Now Ollie was speaking to him on the topic of resolve, and Jeremy had to marvel at the sudden realization. Ollie reminded him a bit of Dante, all of a sudden. A self-indulgent, self-abusive variety of his long ago partner.

Jeremy said: “Stop though. This Martine and Cillian business. What’s that supposed to mean?”

Ollie gestured around himself. He waved his arms in an encompassing motion. At the ends of his smoothly tailored pant legs, Jeremy noticed, their emerged leather shoes the color of a light-toasted hazelnut which brought to mind a nut flavored sauce Jeremy favored with certain small game tenderloins.

“Ollie is indicating the room around him,” Jeremy said. “The rest of us are waiting to know what this means. The Martine and Cillian business specifically. Like Ollie knows something. Although I doubt he does.”

“Yes well,” Ollie said, “My point here being less a point, per se, than a kind of suggestion. A friendly suggestion. Based not solely on my situation vis-à-vis my family and Trout in particular, and women in general. Or Margaret, who is a bitch but who I still love, for that matter. This suggestion is based instead on my assessment of your situation, on the other side of the table, in Dublin, with Martine and her family who are known to be a little… you know. Everyone knows. If you don’t know, I’m very worried about you.”

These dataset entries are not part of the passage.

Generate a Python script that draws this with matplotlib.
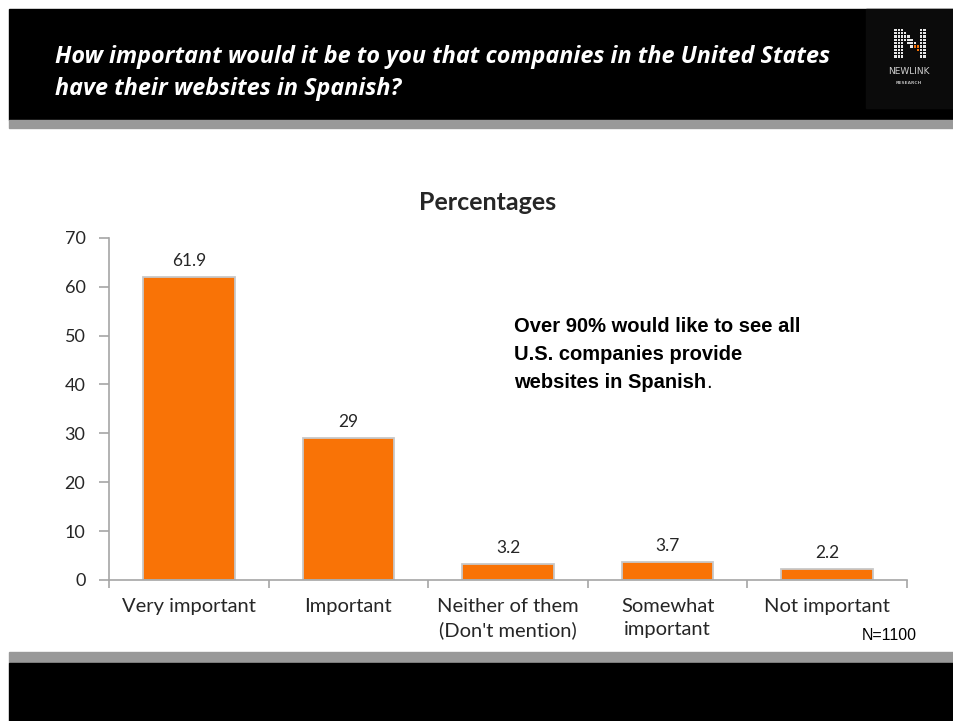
import matplotlib
matplotlib.use("Agg")
import matplotlib.pyplot as plt
from matplotlib.patches import Rectangle
import numpy as np

W, H = 954, 721

categories = ["Very important", "Important", "Neither of them\n(Don't mention)",
              "Somewhat\nimportant", "Not important"]
values = [61.9, 29, 3.2, 3.7, 2.2]
value_labels = ["61.9", "29", "3.2", "3.7", "2.2"]
yticks = [0, 10, 20, 30, 40, 50, 60, 70]

question = ("How important would it be to you that companies in the United States\n"
            "have their websites in Spanish?")
callout = ["Over 90% would like to see all", "U.S. companies provide", "websites in Spanish"]
sample_note = "N=1100"

BAR = "#f97306"
AXIS = "#a6a6a6"
TXT = "#262626"


def fx(x):
    return x / W


def fy(y):
    return 1 - y / H


fig = plt.figure(figsize=(W / 100, H / 100), dpi=100)
fig.patch.set_facecolor("white")

# header and footer bands
fig.patches.append(Rectangle((fx(9), fy(120)), 1 - fx(9), fy(9) - fy(120),
                             transform=fig.transFigure, color="black", zorder=0))
fig.patches.append(Rectangle((fx(9), fy(128)), 1 - fx(9), fy(120) - fy(128),
                             transform=fig.transFigure, color="#999999", zorder=0))
fig.patches.append(Rectangle((fx(9), fy(663)), 1 - fx(9), fy(652) - fy(663),
                             transform=fig.transFigure, color="#999999", zorder=0))
fig.patches.append(Rectangle((fx(9), 0), 1 - fx(9), fy(663),
                             transform=fig.transFigure, color="black", zorder=0))

fig.text(fx(55), fy(73), question, color="white", fontsize=16.8, fontweight="bold",
         fontstyle="italic", family="Open Sans", va="center", ha="left", linespacing=1.45)

# logo block
fig.patches.append(Rectangle((fx(866), fy(108)), 1 - fx(866), fy(9) - fy(108),
                             transform=fig.transFigure, color="#0b0b0b", zorder=0.5))
lax = fig.add_axes([fx(894), fy(58), fx(32), fy(28) - fy(58)], zorder=3)
lax.set_xlim(0, 10)
lax.set_ylim(0, 9)
lax.axis("off")
for i in range(10):
    for j in range(9):
        on = i < 3 or i > 7 or (j >= 7 - i * 0.8 and j <= 9.5 - i * 0.8)
        if on:
            c = "#f97306" if (i in (6, 7) and j in (2, 3)) else "#e8e8e8"
            lax.add_patch(Rectangle((i + 0.15, j + 0.15), 0.7, 0.7, color=c, lw=0))
fig.text(fx(909), fy(72), "NEWLINK", color="#d0d0d0", fontsize=6.5, family="DejaVu Sans",
         ha="center", va="center")
fig.text(fx(909), fy(83), "RESEARCH", color="#b0b0b0", fontsize=3.2, family="DejaVu Sans",
         fontweight="bold", ha="center", va="center")

# chart
ax = fig.add_axes([fx(109), fy(580), fx(907) - fx(109), fy(237.7) - fy(580)])
x = np.arange(len(categories))
ax.bar(x, values, width=0.575, color=BAR, edgecolor="#c8c8c8", linewidth=1.3, zorder=2)
for xi, v, lab in zip(x, values, value_labels):
    ax.annotate(lab, (xi, v), xytext=(0, 6), textcoords="offset points",
                ha="center", va="bottom", fontsize=12.5, color=TXT, family="Lato")

ax.set_xlim(-0.5, len(categories) - 0.5)
ax.set_ylim(0, 70)
ax.set_yticks(yticks)
ax.set_yticklabels([str(t) for t in yticks], fontsize=13, color=TXT, family="Lato")
ax.set_xticks(np.arange(len(categories) + 1) - 0.5)
ax.set_xticklabels([])
ax.set_xticks(x, minor=True)
ax.set_xticklabels(categories, minor=True, fontsize=14.5, color=TXT, family="Lato",
                   linespacing=1.4, va="top")
ax.tick_params(axis="x", which="minor", length=0, pad=13)
ax.tick_params(axis="x", which="major", length=6, color=AXIS, width=1.2)
ax.tick_params(axis="y", length=7, color=AXIS, width=1.2, pad=10)
for s in ("top", "right"):
    ax.spines[s].set_visible(False)
for s in ("left", "bottom"):
    ax.spines[s].set_color(AXIS)
    ax.spines[s].set_linewidth(1.2)

fig.text(fx(488), fy(202), "Percentages", fontsize=18, fontweight="bold", color=TXT,
         family="Lato", ha="center", va="center")

for k, line in enumerate(callout):
    t = fig.text(fx(514), fy(327 + 27.5 * k), line, fontsize=14.5, fontweight="bold",
                 family="Liberation Sans", color="black", ha="left", va="center")
fig.canvas.draw()
bb = t.get_window_extent()
fig.text(bb.x1 / W + 0.0005, fy(327 + 27.5 * 2), ".", fontsize=14.5, family="Liberation Sans",
         color="black", ha="left", va="center")

fig.text(fx(917), fy(636), sample_note, fontsize=11.5, family="Liberation Sans",
         color="black", ha="right", va="center")

fig.savefig("out.png", dpi=100, facecolor="white")
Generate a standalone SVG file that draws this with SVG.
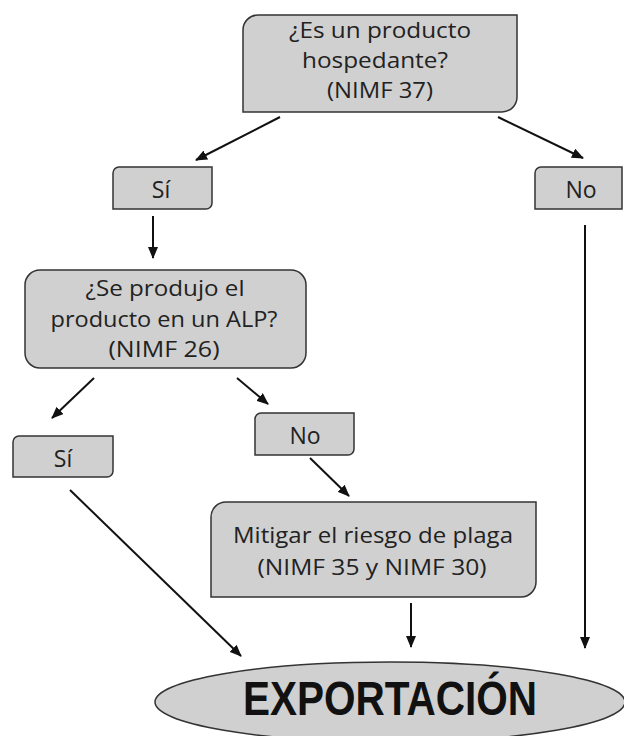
<svg xmlns="http://www.w3.org/2000/svg" width="624" height="736" viewBox="0 0 624 736">
<style>
.box{fill:#d0d0d0;stroke:#333;stroke-width:1.5}
.t{font-family:"Open Sans","Liberation Sans",sans-serif;font-size:22px;fill:#222;text-anchor:middle}
.s{font-size:23px}
.big{font-family:"Liberation Sans","Open Sans",sans-serif;font-size:48px;font-weight:bold;fill:#111;text-anchor:middle}
.c{stroke:#111;stroke-width:2;fill:none;marker-end:url(#ah)}
</style>
<defs>
<marker id="ah" markerUnits="userSpaceOnUse" markerWidth="12" markerHeight="10" refX="11" refY="5" orient="auto">
<path d="M0,0 L12,5 L0,10 Z" fill="#111"/>
</marker>
</defs>
<rect width="624" height="736" fill="#fff"/>
<g id="connectors">
<line class="c" x1="280" y1="117" x2="196" y2="160"/>
<line class="c" x1="498" y1="117" x2="583" y2="158"/>
<line class="c" x1="153" y1="216" x2="153" y2="258"/>
<line class="c" x1="585" y1="225" x2="585" y2="648"/>
<line class="c" x1="94" y1="378" x2="52" y2="418"/>
<line class="c" x1="237" y1="378" x2="268" y2="404"/>
<line class="c" x1="310" y1="458" x2="349" y2="496"/>
<line class="c" x1="70" y1="490" x2="241" y2="656"/>
<line class="c" x1="411" y1="603" x2="411" y2="647"/>
</g>
<g id="q1">
<path class="box" d="M258,15 H517 V97 A15,15 0 0 1 502,112 H243 V30 A15,15 0 0 1 258,15 Z"/>
<text class="t" x="380" y="38" textLength="182" lengthAdjust="spacingAndGlyphs">¿Es un producto</text>
<text class="t" x="375" y="68" textLength="146" lengthAdjust="spacingAndGlyphs">hospedante?</text>
<text class="t" x="380" y="98" textLength="106" lengthAdjust="spacingAndGlyphs">(NIMF 37)</text>
</g>
<g id="si1">
<path class="box" d="M119,167 H212 V203 A6,6 0 0 1 206,209 H113 V173 A6,6 0 0 1 119,167 Z"/>
<text class="t s" x="161" y="198">Sí</text>
</g>
<g id="no1">
<path class="box" d="M541,167 H622 V209 H535 V173 A6,6 0 0 1 541,167 Z"/>
<text class="t s" x="581" y="198">No</text>
</g>
<g id="q2">
<rect class="box" x="25" y="270" width="281" height="98" rx="15" ry="15"/>
<text class="t" x="165" y="296" textLength="159" lengthAdjust="spacingAndGlyphs">¿Se produjo el</text>
<text class="t" x="164" y="327" textLength="227" lengthAdjust="spacingAndGlyphs">producto en un ALP?</text>
<text class="t" x="164" y="357" textLength="111" lengthAdjust="spacingAndGlyphs">(NIMF 26)</text>
</g>
<g id="si2">
<path class="box" d="M19,436 H113 V471 A6,6 0 0 1 107,477 H13 V442 A6,6 0 0 1 19,436 Z"/>
<text class="t s" x="63" y="467">Sí</text>
</g>
<g id="no2">
<path class="box" d="M261,413 H354 V449 A6,6 0 0 1 348,455 H255 V419 A6,6 0 0 1 261,413 Z"/>
<text class="t s" x="305" y="444">No</text>
</g>
<g id="mitigar">
<path class="box" d="M226,502 H536 V582 A15,15 0 0 1 521,597 H211 V517 A15,15 0 0 1 226,502 Z"/>
<text class="t" x="373" y="543" textLength="280" lengthAdjust="spacingAndGlyphs">Mitigar el riesgo de plaga</text>
<text class="t" x="372" y="575" textLength="229" lengthAdjust="spacingAndGlyphs">(NIMF 35 y NIMF 30)</text>
</g>
<g id="export">
<ellipse class="box" cx="390" cy="702" rx="235" ry="40"/>
<text class="big" x="390" y="715" textLength="294" lengthAdjust="spacingAndGlyphs">EXPORTACIÓN</text>
</g>
</svg>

Jeremy said: “Ol, another second of prologue and I’m fucking out of here.”

Ollie said: “Going home. Bringing it all back home.”

“I’m going to a funeral.

“Yes, well that’s my point. And I’m going with you.”

And then they both just breathed for awhile and considered how that sounded.

Ollie was smiling evenly. Pleased at the surprise punchline he had provided.

Jeremy was thinking: fucking hell. Not that.